En estos 30 kilómetros de costa de la región de Donggala al salir de Palu lo único que está mínimamente despejado en parte de los tramos es una pequeña carretera. Varias familias montan puestos para pedir agua o alimentos a los vehículos que circulan hacia o desde Palu. Alman Alarudin, de unos 30 años, y los suyos consiguen algunas botellas de agua, pero no han recibido ayuda humanitaria alguna desde que ocurrió el desastre hace casi una semana. Les es imposible acceder a los grandes convoyes de víveres porque están protegidos por militares y nadie viene a distribuirla en las cercanías. Como tantos otros en estos pueblos, se han quedado con lo puesto, pero al menos están todos. En el caso de Alarudin, al ver que el tsunami se acercaba, la familia se refugió rápidamente en la ladera de una montaña. Su casa, en Bulurri, sobrevivió al seísmo, pero no a las olas.
Un festival en la playa

Los vecinos de la zona viven ahora precisamente en estos montes, en refugios improvisados. En Loly, también destrozada por el tsunami, solo murió un vecino, pero hay cientos que viven de forma precaria entre dos y cinco kilómetros tierra adentro. Este miércoles les visitó el presidente indonesio, Joko Widodo, y recibieron una primera ayuda: arroz, azúcar, fideos y pollos vivos.

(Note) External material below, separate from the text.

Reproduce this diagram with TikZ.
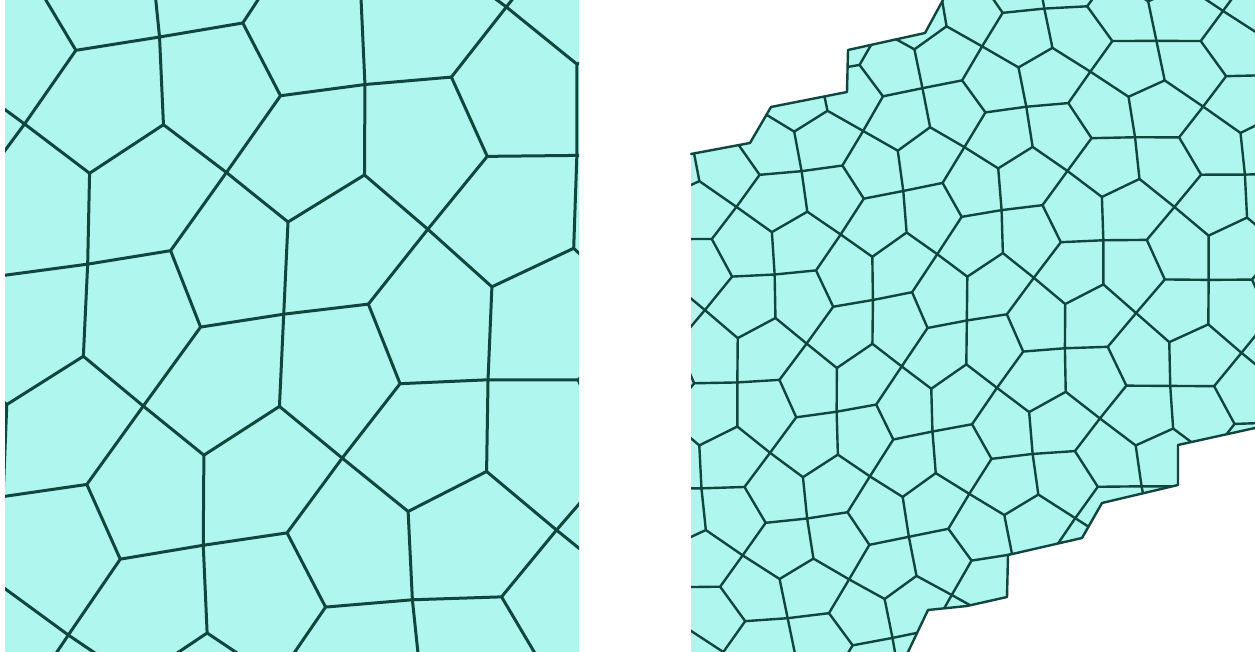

El jefe del Estado les prometió 50 millones de rupias (unos 5.000 euros) de indemnización por cada casa destruida. Es mucho dinero para unas familias pobres que se dedican eminentemente a la agricultura y la pesca, pero entre ellas cunde el escepticismo cuando se habla de volver pronto a la primera línea de playa. “Como mínimo seis meses”, estima Budin, uno de los desplazados. “Lo agradecemos, pero el dinero no lo es todo. Hemos estado muchos días completamente abandonados”.

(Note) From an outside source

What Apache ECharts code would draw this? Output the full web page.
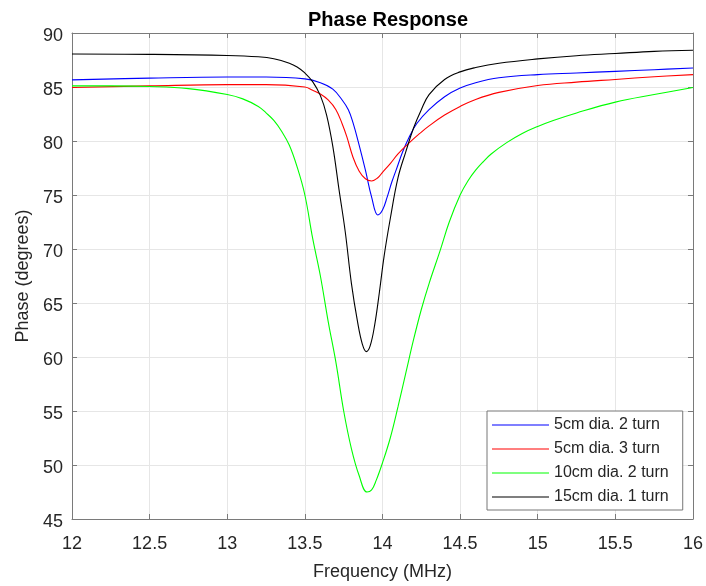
<!DOCTYPE html>
<html>
<head>
<meta charset="utf-8">
<script src="https://cdn.jsdelivr.net/npm/echarts@6/dist/echarts.min.js"></script>
<style>
html,body{margin:0;padding:0;background:#fff;}
#chart{width:706px;height:586px;}
</style>
</head>
<body>
<div id="chart"></div>
<script>
// Tick settings
const xTicks = [12, 12.5, 13, 13.5, 14, 14.5, 15, 15.5, 16];
const yTicks = [45, 50, 55, 60, 65, 70, 75, 80, 85, 90];

const seriesNames = ['5cm dia. 2 turn', '5cm dia. 3 turn', '10cm dia. 2 turn', '15cm dia. 1 turn'];

// [frequency MHz, phase degrees]
const blue5cm2t = [
  [12.0,85.66],[12.5,85.82],[13.0,85.92],[13.25,85.92],[13.5,85.75],[13.6,85.4],[13.68,84.8],
  [13.74,83.8],[13.78,82.9],[13.81,81.7],[13.85,79.6],[13.89,77.3],[13.93,74.8],[13.97,73.15],
  [14.0,73.6],[14.03,74.8],[14.06,76.2],[14.09,77.4],[14.13,79.0],[14.17,80.3],[14.22,81.6],
  [14.3,82.9],[14.4,84.1],[14.5,84.9],[14.6,85.4],[14.75,85.85],[15.0,86.15],[15.25,86.3],
  [15.5,86.45],[15.75,86.6],[16.0,86.76]
];
const red5cm3t = [
  [12.0,84.95],[12.5,85.1],[13.0,85.22],[13.25,85.22],[13.5,85.0],[13.55,84.7],[13.6,84.35],
  [13.65,83.8],[13.7,82.9],[13.74,81.6],[13.77,80.4],[13.81,78.5],[13.85,77.2],[13.89,76.5],
  [13.93,76.3],[13.97,76.6],[14.0,77.1],[14.05,77.9],[14.1,78.8],[14.17,79.8],[14.24,80.7],
  [14.3,81.4],[14.4,82.4],[14.5,83.2],[14.6,83.85],[14.75,84.5],[15.0,85.14],[15.25,85.45],
  [15.5,85.7],[15.75,85.95],[16.0,86.15]
];
const green10cm2t = [
  [12.0,85.1],[12.25,85.1],[12.5,85.05],[12.75,84.85],[13.0,84.3],[13.1,83.9],[13.2,83.2],
  [13.25,82.6],[13.3,81.9],[13.35,80.9],[13.4,79.6],[13.45,77.6],[13.5,75.0],[13.55,71.0],
  [13.6,67.5],[13.65,63.3],[13.7,59.5],[13.75,55.0],[13.8,51.5],[13.85,49.0],[13.9,47.5],
  [13.93,47.7],[13.96,48.6],[14.0,50.2],[14.05,52.5],[14.1,55.4],[14.15,58.5],[14.2,61.6],
  [14.25,64.4],[14.3,66.8],[14.37,69.8],[14.43,72.5],[14.5,75.0],[14.55,76.3],[14.6,77.3],
  [14.65,78.1],[14.7,78.8],[14.8,79.85],[14.9,80.7],[15.0,81.35],[15.1,81.9],[15.25,82.6],
  [15.5,83.6],[15.75,84.3],[16.0,84.95]
];
const black15cm1t = [
  [12.0,88.05],[12.5,88.02],[13.0,87.92],[13.2,87.8],[13.3,87.62],[13.4,87.2],[13.45,86.85],
  [13.5,86.3],[13.55,85.5],[13.6,84.2],[13.64,82.4],[13.68,79.5],[13.72,75.5],[13.76,71.6],
  [13.8,66.8],[13.84,63.2],[13.87,61.2],[13.895,60.5],[13.92,61.0],[13.95,63.0],[13.98,66.0],
  [14.01,69.3],[14.05,72.8],[14.1,76.6],[14.15,79.0],[14.2,81.2],[14.25,82.9],[14.3,84.3],
  [14.4,85.7],[14.5,86.4],[14.6,86.8],[14.75,87.2],[15.0,87.6],[15.25,87.9],[15.5,88.1],
  [15.75,88.3],[16.0,88.4]
];

const colors = ['#0000ff', '#ff0000', '#00ff00', '#000000'];
const datasets = [blue5cm2t, red5cm3t, green10cm2t, black15cm1t];

const font = "'Liberation Sans', Arial, Helvetica, sans-serif";
const txt = '#262626';
const axisCol = '#7a7a7a';

const chart = echarts.init(document.getElementById('chart'), null, {renderer: 'canvas'});

function fmt(v){ return String(v); }
function fmtY(v){ return '{a|' + v + '}'; }

const option = {
  animation: false,
  backgroundColor: '#ffffff',
  title: {
    text: 'Phase Response',
    left: 383, top: 5, textAlign: 'center',
    textStyle: {fontFamily: font, fontSize: 20, fontWeight: 'bold', color: '#000'}
  },
  legend: {
    orient: 'vertical',
    left: 487, top: 411,
    data: seriesNames,
    icon: 'rect',
    itemWidth: 57, itemHeight: 1,
    itemGap: 6,
    padding: [5, 14, 4, 5],
    borderColor: '#777', borderWidth: 1,
    backgroundColor: '#fff',
    textStyle: {fontFamily: font, fontSize: 16, color: txt, lineHeight: 18}
  },
  grid: {left: 72, right: 12, top: 33, bottom: 62, containLabel: false},
  xAxis: [{
    type: 'value', min: 12, max: 16, interval: 0.5,
    name: 'Frequency (MHz)', nameLocation: 'middle', nameGap: 44,
    nameTextStyle: {fontFamily: font, fontSize: 18, color: txt},
    axisLine: {show: true, onZero: false, lineStyle: {color: axisCol, width: 1}},
    axisTick: {show: true, inside: true, length: 5, lineStyle: {color: axisCol}},
    axisLabel: {fontFamily: font, fontSize: 18, color: txt, margin: 16, formatter: fmt},
    splitLine: {show: true, lineStyle: {color: '#e6e6e6', width: 1}}
  }, {
    type: 'value', min: 12, max: 16, interval: 0.5, position: 'top',
    axisLine: {show: true, onZero: false, lineStyle: {color: axisCol, width: 1}},
    axisTick: {show: true, inside: true, length: 5, lineStyle: {color: axisCol}},
    axisLabel: {show: false}, splitLine: {show: false}
  }],
  yAxis: [{
    type: 'value', min: 45, max: 90, interval: 5,
    name: 'Phase (degrees)', nameLocation: 'middle', nameGap: 33,
    nameTextStyle: {fontFamily: font, fontSize: 18, color: txt},
    axisLine: {show: true, onZero: false, lineStyle: {color: axisCol, width: 1}},
    axisTick: {show: true, inside: true, length: 5, lineStyle: {color: axisCol}},
    axisLabel: {
      fontFamily: font, fontSize: 18, color: txt, margin: 9, formatter: fmtY,
      rich: {a: {fontFamily: font, fontSize: 18, color: txt, padding: [6, 0, 0, 0]}}
    },
    splitLine: {show: true, lineStyle: {color: '#e6e6e6', width: 1}}
  }, {
    type: 'value', min: 45, max: 90, interval: 5, position: 'right',
    axisLine: {show: true, onZero: false, lineStyle: {color: axisCol, width: 1}},
    axisTick: {show: true, inside: true, length: 5, lineStyle: {color: axisCol}},
    axisLabel: {show: false}, splitLine: {show: false}
  }],
  series: datasets.map((d, i) => ({
    name: seriesNames[i],
    type: 'line',
    xAxisIndex: 0, yAxisIndex: 0,
    data: d,
    showSymbol: false,
    symbol: 'none',
    smooth: 0.4,
    color: colors[i],
    lineStyle: {color: colors[i], width: 1.1},
    z: 2 + i
  }))
};
chart.setOption(option);
</script>
</body>
</html>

Esta sensación es generalizada entre los afectados por la tragedia, aunque casi todos se lo toman con resignación. Los accesos han mejorado y la ayuda internacional empieza a llegar, aunque no alcanza a todo el mundo. Muchos se preguntan por qué el sistema de alerta de tsunamis no funcionó en un país que no es la primera vez que se ha visto afectados por el fenómeno.

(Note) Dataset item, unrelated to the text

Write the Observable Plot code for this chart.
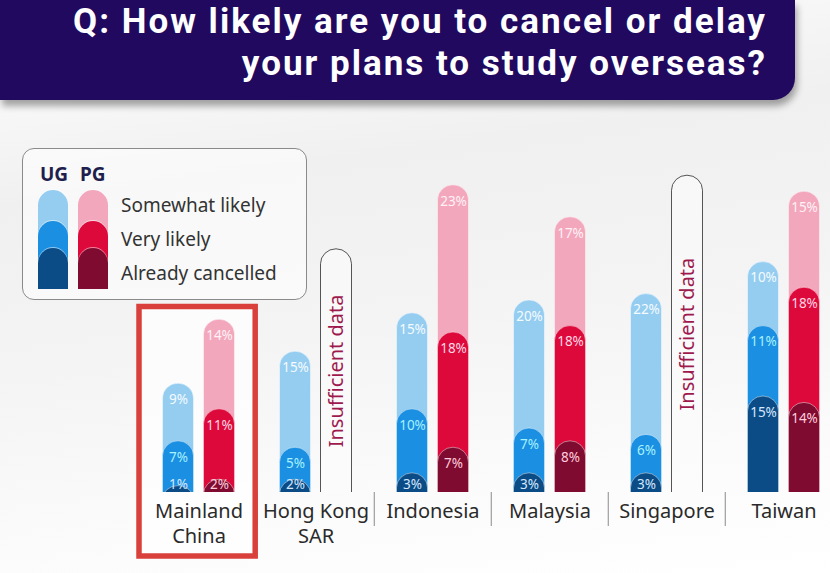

Randi Basyarewan ha perdido a su hermana adolescente. Ella bajó a la playa de Palu esa fatídica tarde para, según cree su hermano, asistir a la preparación del festival anual de Palu Nomoni. “[Las autoridades] son extremadamente irresponsables. Quizás porque aún estaban aturdidas por el sismo, o simplemente porque no lo vieron venir, cientos de personas murieron en esa playa. No somos el único país del mundo proclive a catástrofes naturales, pero sí el que peor las previene y gestiona”, sostiene. No hay medidores de la marea en la bahía de Palu, cuya forma estrecha y larga —similar a la de una herradura— contribuyó a multiplicar el tamaño de las olas al estar la costa tan cerca del origen del maremoto. En esta ciudad se produjeron la mayoría de víctimas mortales. Entre el terremoto y el tsunami hubo un margen de tan solo tres minutos. En los pueblos de Donggala fue suficiente para salvar miles de vidas.